# Форум на русском языке  > Основы информационной безопасности  > Общая сетевая безопасность  >  Как сменить IP в USB-модеме?

## kazaraga

Есть ЮСБ-модем. Замена СИМки  автоматически сменит АйПи?
"Шутники" на одном из форумов украли пароли от моих ников. При этом вначале сменили мне пароли от ящиков используюмых на этом форуме. АйПи мой им известен. Я менял ЮСБ-модем на другого провайдера, автоматически сменился и АйПи. Но это дорого, не дешевли ли будет просто СИМку сменить, но не уверен сменится ли при этом IP.

----------

Надоело быть жертвой? Стань профи по информационной безопасности, получай самую свежую информацию об угрозах и средствах защиты от ведущего российского аналитического центра Anti-Malware.ru:

----------


## antanta

*kazaraga*, У кажого провайдера - своя подсеть. Обычно при "дозвоне" выделяется адрес из определенного диапазона. Несколько переконнектов обычно позволяют сменить адрес. Если забанили всю подсеть, то поможет только смена провайдера. 
  Сейчас посмотрел у себя. Мой провайдер выдает адреса, зарезервированные для локальных сетей.
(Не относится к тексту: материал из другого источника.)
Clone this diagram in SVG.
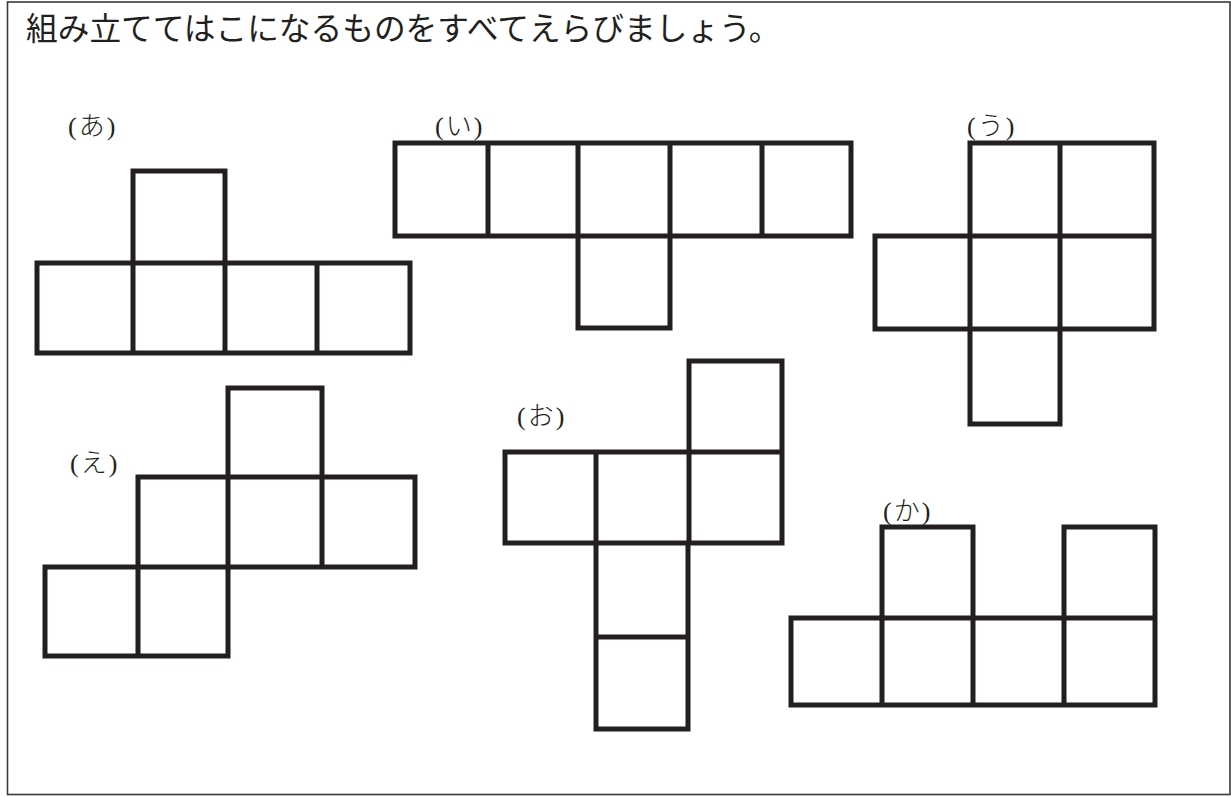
<svg xmlns="http://www.w3.org/2000/svg" width="1231" height="797" viewBox="0 0 1231 797">
<style>
.net path{fill:none;stroke:#231f20;stroke-width:5;stroke-linecap:square;stroke-linejoin:miter}
.lbl{font-family:"Liberation Serif","Noto Sans CJK JP",serif;font-size:26px;font-weight:300;fill:#231f20;letter-spacing:2px}
.title{font-family:"Noto Sans CJK JP","Noto Sans",sans-serif;font-size:31.7px;fill:#231f20}
</style>
<rect x="7.5" y="2" width="1222.5" height="792.5" fill="#ffffff" stroke="#3a3a3a" stroke-width="1.6"/>
<text class="title" x="26" y="40">組み立ててはこになるものをすべてえらびましょう。</text>
<g id="net-a" class="net">
<text class="lbl" x="68" y="135">(あ)</text>
<path d="M37,263H410V353H37Z M133,263V353 M225,263V353 M317,263V353 M133,263V171H225V263"/>
</g>
<g id="net-i" class="net">
<text class="lbl" x="435" y="135">(い)</text>
<path d="M395,143H851V236H395Z M488,143V236 M578,143V236 M670,143V236 M762,143V236 M578,236V328H670V236"/>
</g>
<g id="net-u" class="net">
<text class="lbl" x="967" y="135">(う)</text>
<path d="M970,143H1154V329H875V236H970Z M1060,143V329 M970,236H1154 M970,236V329 M970,329V424H1060V329"/>
</g>
<g id="net-e" class="net">
<text class="lbl" x="70" y="472">(え)</text>
<path d="M138,477H415V567H138Z M228,477V567 M322,477V567 M228,477V388H322V477 M45,567H228V656H45Z M138,567V656"/>
</g>
<g id="net-o" class="net">
<text class="lbl" x="517" y="425">(お)</text>
<path d="M505,452H782V543H505Z M596,452V543 M689,452V543 M689,452V361H782V452 M596,543V729H688V543 M596,637H688"/>
</g>
<g id="net-ka" class="net">
<text class="lbl" x="883" y="520">(か)</text>
<path d="M791,618H1155V705H791Z M882,618V705 M973,618V705 M1064,618V705 M882,618V527H973V618 M1064,618V527H1155V618"/>
</g>
</svg>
То есть, используется NAT. Если у Вас также, то для "внешнего мира"  IP Вашего интерфейса заменяется на совсем другой. Если зайти сюда, то на самом верху страницы можно увидеть свой адрес.

----------


## kazaraga

Antanta,
При ЮСБ-модеме от БИ у меня был один диапазон АйПи. При модеме от МЕГА другой. Опять же диапазон АйПи.
10 дЁн назад как-то ко мне влезли, хотя у меня КОМОДО и АВГ стояли (отключили). И в нете только под гостем лазил. Троечку моих мейлов присвоили себе.
Надо же как-то противостоять. За этими мейлами потери могут быть.
Протокол сканирования АВЗ выдал мне кучу дыр в моём компе. Приходится учится и осваивать новое на старости лет.

----------


## antanta

*kazaraga*, у пчелайнов "серые" адреса. Если под "МЕГА" понимается Казахстанский "Мегалайн", то у них белые. 
 Работа под "гостем" сильно мешает малвари укорениться в системе, но не угнать пользовательские данные. 
 Задача распадается на две.
 1) Вернуть себе доступ на почту и проч. Для этого придется пообщаться с администрацией соответствующих сервисов. Помогает. Одного моего знакомого "взломала" бывшая жена. Переписка с админами помогла.
 2) Установить нормальную защиту. Тут уж - ... Не будем заниматься рекламой.
 Вообще-то ситуация преподнесена так, как будто целевая атака. На такие атаки идут сильно мотивированно, что подразумевает наличие у атакованного средств на обустройство защиты.
 В чем главная проблема-то?

----------